The Church of Scientology, subject of a new HBO documentary that airs Sunday night, has long been accused of practicing psychological abuse on its members and coercing large financial contributions for its own gain. Stories of defected people have popped up throughout the years, and the majority of former members say their lives are for the better. But really, what happens when you leave Scientology?
HBO's Going Clear: Scientology and the Prison of Belief takes a deep look at the Church of Scientology, the religious empire set up by L. Ron Hubbard in 1953 and now headed by David Miscavige. Headquartered in Los Angeles, the Church has been the center of controversy for decades, reportedly for its cult-like culture and seemingly manipulative commercial practices. The religious organization has been profiled numerous times in the media, but the Church is often still an enigma to those standing outside.

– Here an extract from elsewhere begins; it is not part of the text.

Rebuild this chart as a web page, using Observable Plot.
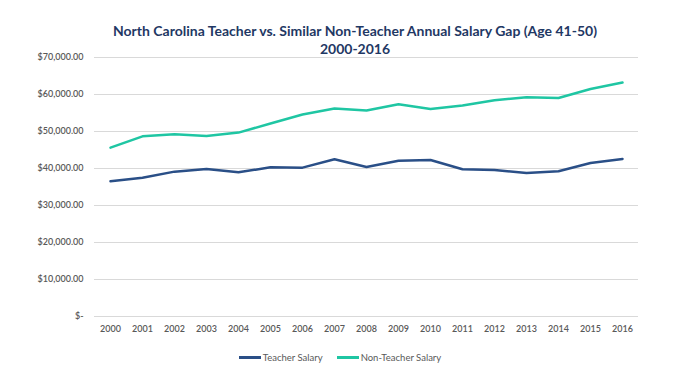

But perhaps more captivating than the Church itself are the stories of those who have left Scientology — and have chosen to speak about it. Only in recent years have those accounts become more frequent, with high-profile celebrities famously walking out. Those stories, while still rare, shed light into the secretive Church. If you leave, according to these allegations...
Scientology Might Keep Tabs On You
Even if you leave Scientology, it never quite leaves you. In a special "Inside Scientology" report, the St. Petersburg Times (now known as the Tampa Bay Times) began a years-long investigation into the Church in 2009. The newspaper unearthed numerous accounts of former Scientologists who were allegedly chased, harassed, and even spied on by the Church.
Former Miscavige confidantes Marty Rathbun and Mike Rinder claimed they hired private investigators to spy on potential enemies, sometimes for decades. Other former members told the newspaper that they had to sign drawn out affidavits in order to leave. These documents were allegedly intended to discredit them in case they ever spoke out against the Church.
Betsy Morrison, who left Scientology after 17 years, claimed two men were looking for her at the Oakland airport where she was meeting her mother. Days later, she wrote a note, obtained by the Times, to security chief Gary Morehead, asking the Church to leave her alone. A Church spokesman said the airport incident never happened. Morrison wrote:
I have no intentions of making trouble for Scientology. If you leave me alone, I'll leave you alone. I just want to get on with my life. Sincerely, Betsy Morrison
Your Friends Might Abandon You
Perhaps one of the most famous departures from the Church was actress Leah Remini in 2013. The King of Queens star reportedly questioned Scientology's treatment of members and Miscavige's leadership. The actress was also concerned about the well-being of Miscavige's wife Michelle, or "Shelly," who has not been seen in public since 2007. Soon after she left Scientology, Remini filed a missing person report on Shelly's behalf, according to The Hollywood Reporter, which the LAPD eventually "ruled as unfounded."
During a September 2013 appearance on Ellen DeGeneres' daytime show Ellen, Remini said she lost friends after she defected. She claimed that people who are members of the Church are not allowed to talk to people who left the organization. In an exclusive interview with BuzzFeed, Remini said she left Scientology for her daughter and recounted how longtime friends, some whom she had known for decades, staunchly opposed her when she began to speak out.
We had a chance to make a change from within, but they didn’t want to. That showed me they didn’t actually care, which went against everything I thought we stood for. They only cared that their lives would be disrupted if they stood with me. They didn’t care about doing the right thing. That showed me everything the Church taught me was a lie.
According to Rolling Stone, other celebrities who have left Scientology include Nicole Kidman, Katie Holmes, and Christopher Reeve.
You Could Lose A Sense Of Identity
Oscar-winning director and screenwriter Paul Haggis resigned from Scientology in 2009 after objecting to the Church's sponsorship of Proposition 8 in California, which defined marriage as a union between a man and a woman (Haggis' daughter is gay). (The Church claimed their connection to Prop 8 was "an error" and that "the church supports civil rights for everybody, regardless of sexual orientation, race, color or creed.") Haggis had committed himself to the Church for 34 years.
Though he said he was happy to escape the Church, which he now says is a cult, he realized how much of an impact Scientology had on his life. In a New Yorker profile, he said:
I feel much more myself, but there's a sadness. If you identify yourself with something for so long, and suddenly you think of yourself as not that thing, it leaves a bit of space.
UPDATE: The Church of Scientology has reached out to Bustle, stating: "The accusations made in the film are entirely false and alleged without ever asking the Church."